[WRITTEN PROBLEM]:
Below are records that hold pictures; write out only the lines from their start through the line with "0.284, 0.284, 0.284, 0.284, 0.284, 0.284, 0.284]", exactly, and drop the pictures.

[DATA RECORDS]:

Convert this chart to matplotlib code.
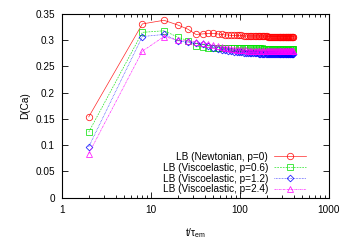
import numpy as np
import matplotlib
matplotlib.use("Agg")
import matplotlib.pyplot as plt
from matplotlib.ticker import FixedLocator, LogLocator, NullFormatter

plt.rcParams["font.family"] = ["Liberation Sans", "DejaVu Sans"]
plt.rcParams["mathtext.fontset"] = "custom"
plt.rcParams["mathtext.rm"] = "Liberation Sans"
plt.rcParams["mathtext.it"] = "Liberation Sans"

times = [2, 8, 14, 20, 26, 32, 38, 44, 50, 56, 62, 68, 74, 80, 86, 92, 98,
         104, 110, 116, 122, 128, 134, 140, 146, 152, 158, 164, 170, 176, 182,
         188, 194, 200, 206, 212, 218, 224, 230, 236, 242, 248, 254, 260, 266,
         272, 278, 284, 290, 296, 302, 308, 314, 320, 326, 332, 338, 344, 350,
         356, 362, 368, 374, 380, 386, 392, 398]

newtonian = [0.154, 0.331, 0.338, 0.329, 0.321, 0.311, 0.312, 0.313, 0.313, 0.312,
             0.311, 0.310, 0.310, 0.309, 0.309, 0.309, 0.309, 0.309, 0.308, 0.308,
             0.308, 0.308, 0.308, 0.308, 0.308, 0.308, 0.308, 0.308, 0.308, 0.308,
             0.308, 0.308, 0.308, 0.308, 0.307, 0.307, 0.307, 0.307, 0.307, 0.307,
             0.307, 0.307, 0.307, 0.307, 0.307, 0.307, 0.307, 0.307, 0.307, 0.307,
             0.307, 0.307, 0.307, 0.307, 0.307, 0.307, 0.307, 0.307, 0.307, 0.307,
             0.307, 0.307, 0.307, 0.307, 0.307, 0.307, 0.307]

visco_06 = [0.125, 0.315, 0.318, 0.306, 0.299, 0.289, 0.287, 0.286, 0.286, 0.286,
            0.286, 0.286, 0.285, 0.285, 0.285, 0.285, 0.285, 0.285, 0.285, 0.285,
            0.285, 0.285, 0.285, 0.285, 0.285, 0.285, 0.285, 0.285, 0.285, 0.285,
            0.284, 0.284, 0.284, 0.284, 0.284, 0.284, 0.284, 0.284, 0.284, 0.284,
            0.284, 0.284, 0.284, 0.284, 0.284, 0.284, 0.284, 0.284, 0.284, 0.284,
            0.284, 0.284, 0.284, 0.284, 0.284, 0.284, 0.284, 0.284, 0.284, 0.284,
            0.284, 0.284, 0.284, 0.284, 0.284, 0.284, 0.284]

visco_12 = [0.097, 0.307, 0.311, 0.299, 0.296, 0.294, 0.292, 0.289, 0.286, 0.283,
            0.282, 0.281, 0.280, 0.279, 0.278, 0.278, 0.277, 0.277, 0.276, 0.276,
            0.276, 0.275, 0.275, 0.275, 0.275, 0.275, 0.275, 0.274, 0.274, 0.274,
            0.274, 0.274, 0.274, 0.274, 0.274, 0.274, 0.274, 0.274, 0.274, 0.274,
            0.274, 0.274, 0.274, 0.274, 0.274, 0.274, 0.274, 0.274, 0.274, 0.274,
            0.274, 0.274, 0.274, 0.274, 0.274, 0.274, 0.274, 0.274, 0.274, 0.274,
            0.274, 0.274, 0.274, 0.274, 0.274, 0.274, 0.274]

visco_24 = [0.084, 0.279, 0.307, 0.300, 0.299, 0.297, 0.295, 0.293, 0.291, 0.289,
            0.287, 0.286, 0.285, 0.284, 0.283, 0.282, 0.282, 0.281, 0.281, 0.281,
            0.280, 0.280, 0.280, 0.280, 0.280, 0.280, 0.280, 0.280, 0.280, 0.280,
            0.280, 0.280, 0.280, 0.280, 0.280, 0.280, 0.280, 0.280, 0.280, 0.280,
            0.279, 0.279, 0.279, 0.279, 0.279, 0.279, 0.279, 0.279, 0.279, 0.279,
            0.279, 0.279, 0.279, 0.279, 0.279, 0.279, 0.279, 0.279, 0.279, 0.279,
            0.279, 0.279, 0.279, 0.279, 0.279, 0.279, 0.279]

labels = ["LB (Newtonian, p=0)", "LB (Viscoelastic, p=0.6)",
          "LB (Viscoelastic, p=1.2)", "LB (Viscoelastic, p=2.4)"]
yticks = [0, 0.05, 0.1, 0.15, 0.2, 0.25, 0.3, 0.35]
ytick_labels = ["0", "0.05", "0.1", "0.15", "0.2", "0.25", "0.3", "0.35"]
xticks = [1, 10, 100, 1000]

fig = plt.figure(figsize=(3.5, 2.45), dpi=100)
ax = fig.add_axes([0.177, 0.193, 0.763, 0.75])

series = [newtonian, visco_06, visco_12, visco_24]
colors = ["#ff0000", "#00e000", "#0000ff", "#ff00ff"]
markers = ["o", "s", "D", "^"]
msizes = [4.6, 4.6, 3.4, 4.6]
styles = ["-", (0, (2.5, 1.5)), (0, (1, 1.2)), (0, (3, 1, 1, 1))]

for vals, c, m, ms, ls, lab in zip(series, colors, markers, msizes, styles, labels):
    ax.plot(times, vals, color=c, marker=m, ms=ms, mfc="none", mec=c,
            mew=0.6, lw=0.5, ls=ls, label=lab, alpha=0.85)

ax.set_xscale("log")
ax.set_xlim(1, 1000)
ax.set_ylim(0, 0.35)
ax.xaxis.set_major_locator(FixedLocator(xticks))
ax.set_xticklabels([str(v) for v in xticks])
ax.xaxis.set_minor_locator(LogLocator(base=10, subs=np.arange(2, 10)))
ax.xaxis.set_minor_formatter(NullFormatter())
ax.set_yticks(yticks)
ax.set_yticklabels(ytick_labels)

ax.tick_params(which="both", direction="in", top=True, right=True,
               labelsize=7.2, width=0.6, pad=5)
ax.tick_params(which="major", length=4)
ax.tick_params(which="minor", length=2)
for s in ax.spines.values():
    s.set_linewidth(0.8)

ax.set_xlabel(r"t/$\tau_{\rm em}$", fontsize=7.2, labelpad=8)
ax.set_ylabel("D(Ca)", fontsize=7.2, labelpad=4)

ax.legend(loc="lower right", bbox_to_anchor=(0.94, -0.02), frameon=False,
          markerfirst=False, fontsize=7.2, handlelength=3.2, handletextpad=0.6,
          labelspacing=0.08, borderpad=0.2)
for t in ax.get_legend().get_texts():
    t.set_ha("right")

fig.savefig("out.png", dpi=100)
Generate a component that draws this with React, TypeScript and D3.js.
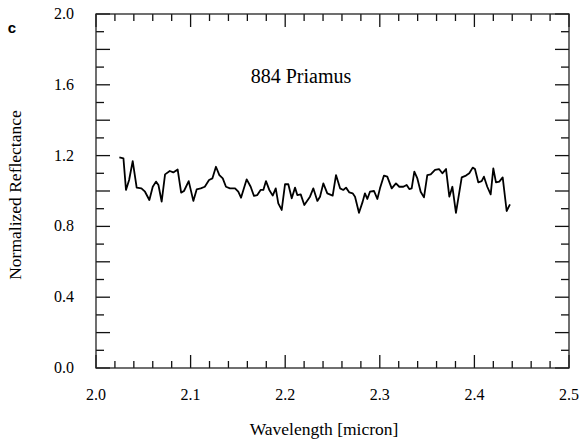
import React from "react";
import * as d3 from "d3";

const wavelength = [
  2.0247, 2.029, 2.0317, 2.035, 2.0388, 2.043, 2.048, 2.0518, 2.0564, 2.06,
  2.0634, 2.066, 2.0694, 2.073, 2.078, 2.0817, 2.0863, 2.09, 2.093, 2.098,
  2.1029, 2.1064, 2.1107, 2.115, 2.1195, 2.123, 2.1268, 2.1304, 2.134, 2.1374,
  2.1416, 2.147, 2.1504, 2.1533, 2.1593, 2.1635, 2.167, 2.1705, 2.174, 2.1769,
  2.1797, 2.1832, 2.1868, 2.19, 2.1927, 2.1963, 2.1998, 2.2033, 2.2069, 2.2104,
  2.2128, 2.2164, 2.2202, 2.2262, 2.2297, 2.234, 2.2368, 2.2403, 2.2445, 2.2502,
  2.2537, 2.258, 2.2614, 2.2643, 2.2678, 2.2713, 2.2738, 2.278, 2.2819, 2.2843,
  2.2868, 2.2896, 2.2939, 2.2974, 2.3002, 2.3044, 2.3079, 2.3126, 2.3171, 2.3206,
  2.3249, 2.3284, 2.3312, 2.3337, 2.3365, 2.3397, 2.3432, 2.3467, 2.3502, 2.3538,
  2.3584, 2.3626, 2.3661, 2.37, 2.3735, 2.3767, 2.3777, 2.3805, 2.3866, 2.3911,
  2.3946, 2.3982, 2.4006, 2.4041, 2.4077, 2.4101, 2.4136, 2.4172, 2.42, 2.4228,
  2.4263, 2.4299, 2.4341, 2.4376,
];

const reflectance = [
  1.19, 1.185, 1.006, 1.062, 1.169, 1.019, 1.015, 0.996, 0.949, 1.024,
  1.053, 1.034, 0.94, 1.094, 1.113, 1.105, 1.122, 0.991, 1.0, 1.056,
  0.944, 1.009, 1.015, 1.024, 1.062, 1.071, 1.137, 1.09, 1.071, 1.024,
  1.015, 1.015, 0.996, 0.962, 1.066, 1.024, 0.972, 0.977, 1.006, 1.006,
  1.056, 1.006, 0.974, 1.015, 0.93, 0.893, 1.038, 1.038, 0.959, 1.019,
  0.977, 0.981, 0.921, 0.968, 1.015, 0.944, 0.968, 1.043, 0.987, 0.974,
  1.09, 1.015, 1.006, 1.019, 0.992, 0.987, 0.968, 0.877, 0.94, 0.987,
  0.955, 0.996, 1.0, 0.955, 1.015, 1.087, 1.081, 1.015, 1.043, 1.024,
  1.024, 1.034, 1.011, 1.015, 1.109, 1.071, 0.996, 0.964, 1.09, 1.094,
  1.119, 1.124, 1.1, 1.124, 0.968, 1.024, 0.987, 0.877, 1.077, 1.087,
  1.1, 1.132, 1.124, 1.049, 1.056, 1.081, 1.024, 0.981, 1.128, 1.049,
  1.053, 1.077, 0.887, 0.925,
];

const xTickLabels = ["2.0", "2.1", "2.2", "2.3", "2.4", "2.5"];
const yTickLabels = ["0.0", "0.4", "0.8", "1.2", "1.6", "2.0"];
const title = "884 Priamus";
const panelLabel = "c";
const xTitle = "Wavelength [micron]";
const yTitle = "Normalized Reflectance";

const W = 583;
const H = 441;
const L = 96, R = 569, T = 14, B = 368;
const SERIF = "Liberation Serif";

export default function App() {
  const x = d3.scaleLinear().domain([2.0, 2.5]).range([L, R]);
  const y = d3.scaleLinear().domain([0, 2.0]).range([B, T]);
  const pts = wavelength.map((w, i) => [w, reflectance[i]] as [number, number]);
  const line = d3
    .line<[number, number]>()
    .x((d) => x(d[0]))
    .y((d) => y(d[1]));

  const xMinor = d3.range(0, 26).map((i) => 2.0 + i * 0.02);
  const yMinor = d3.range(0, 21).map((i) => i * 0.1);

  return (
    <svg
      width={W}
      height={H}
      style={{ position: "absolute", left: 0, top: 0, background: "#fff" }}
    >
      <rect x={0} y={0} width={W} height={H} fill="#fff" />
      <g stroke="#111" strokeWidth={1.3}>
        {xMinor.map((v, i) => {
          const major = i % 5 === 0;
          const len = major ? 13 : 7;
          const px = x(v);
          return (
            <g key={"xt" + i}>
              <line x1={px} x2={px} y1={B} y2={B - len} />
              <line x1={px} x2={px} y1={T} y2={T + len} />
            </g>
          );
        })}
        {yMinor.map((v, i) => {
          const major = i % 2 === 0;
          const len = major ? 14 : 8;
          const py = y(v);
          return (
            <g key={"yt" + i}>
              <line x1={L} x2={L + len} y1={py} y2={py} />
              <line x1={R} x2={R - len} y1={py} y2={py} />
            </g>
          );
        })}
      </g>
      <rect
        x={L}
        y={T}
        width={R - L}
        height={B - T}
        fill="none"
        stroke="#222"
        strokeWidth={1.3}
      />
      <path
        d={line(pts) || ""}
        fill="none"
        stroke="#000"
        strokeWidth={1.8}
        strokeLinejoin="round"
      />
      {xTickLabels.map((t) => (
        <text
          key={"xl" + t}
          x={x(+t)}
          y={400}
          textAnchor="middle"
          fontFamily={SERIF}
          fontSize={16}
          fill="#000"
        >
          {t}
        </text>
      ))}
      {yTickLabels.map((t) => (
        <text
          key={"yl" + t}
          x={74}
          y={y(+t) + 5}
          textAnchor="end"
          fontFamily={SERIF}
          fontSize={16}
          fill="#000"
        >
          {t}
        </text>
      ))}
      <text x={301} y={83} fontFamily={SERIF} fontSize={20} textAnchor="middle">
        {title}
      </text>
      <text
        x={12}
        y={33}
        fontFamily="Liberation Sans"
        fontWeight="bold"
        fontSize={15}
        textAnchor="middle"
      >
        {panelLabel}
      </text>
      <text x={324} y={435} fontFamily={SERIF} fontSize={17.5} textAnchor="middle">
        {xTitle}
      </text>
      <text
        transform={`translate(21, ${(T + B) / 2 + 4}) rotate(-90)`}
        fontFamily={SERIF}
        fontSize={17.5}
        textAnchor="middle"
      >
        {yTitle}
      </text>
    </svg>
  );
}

[RESULT OF THE TASK]:
Convert this chart to matplotlib code.
import numpy as np
import matplotlib
matplotlib.use("Agg")
import matplotlib.pyplot as plt
from matplotlib.ticker import FixedLocator, LogLocator, NullFormatter

plt.rcParams["font.family"] = ["Liberation Sans", "DejaVu Sans"]
plt.rcParams["mathtext.fontset"] = "custom"
plt.rcParams["mathtext.rm"] = "Liberation Sans"
plt.rcParams["mathtext.it"] = "Liberation Sans"

times = [2, 8, 14, 20, 26, 32, 38, 44, 50, 56, 62, 68, 74, 80, 86, 92, 98,
         104, 110, 116, 122, 128, 134, 140, 146, 152, 158, 164, 170, 176, 182,
         188, 194, 200, 206, 212, 218, 224, 230, 236, 242, 248, 254, 260, 266,
         272, 278, 284, 290, 296, 302, 308, 314, 320, 326, 332, 338, 344, 350,
         356, 362, 368, 374, 380, 386, 392, 398]

newtonian = [0.154, 0.331, 0.338, 0.329, 0.321, 0.311, 0.312, 0.313, 0.313, 0.312,
             0.311, 0.310, 0.310, 0.309, 0.309, 0.309, 0.309, 0.309, 0.308, 0.308,
             0.308, 0.308, 0.308, 0.308, 0.308, 0.308, 0.308, 0.308, 0.308, 0.308,
             0.308, 0.308, 0.308, 0.308, 0.307, 0.307, 0.307, 0.307, 0.307, 0.307,
             0.307, 0.307, 0.307, 0.307, 0.307, 0.307, 0.307, 0.307, 0.307, 0.307,
             0.307, 0.307, 0.307, 0.307, 0.307, 0.307, 0.307, 0.307, 0.307, 0.307,
             0.307, 0.307, 0.307, 0.307, 0.307, 0.307, 0.307]

visco_06 = [0.125, 0.315, 0.318, 0.306, 0.299, 0.289, 0.287, 0.286, 0.286, 0.286,
            0.286, 0.286, 0.285, 0.285, 0.285, 0.285, 0.285, 0.285, 0.285, 0.285,
            0.285, 0.285, 0.285, 0.285, 0.285, 0.285, 0.285, 0.285, 0.285, 0.285,
            0.284, 0.284, 0.284, 0.284, 0.284, 0.284, 0.284, 0.284, 0.284, 0.284,
            0.284, 0.284, 0.284, 0.284, 0.284, 0.284, 0.284, 0.284, 0.284, 0.284,
            0.284, 0.284, 0.284, 0.284, 0.284, 0.284, 0.284, 0.284, 0.284, 0.284,
            0.284, 0.284, 0.284, 0.284, 0.284, 0.284, 0.284]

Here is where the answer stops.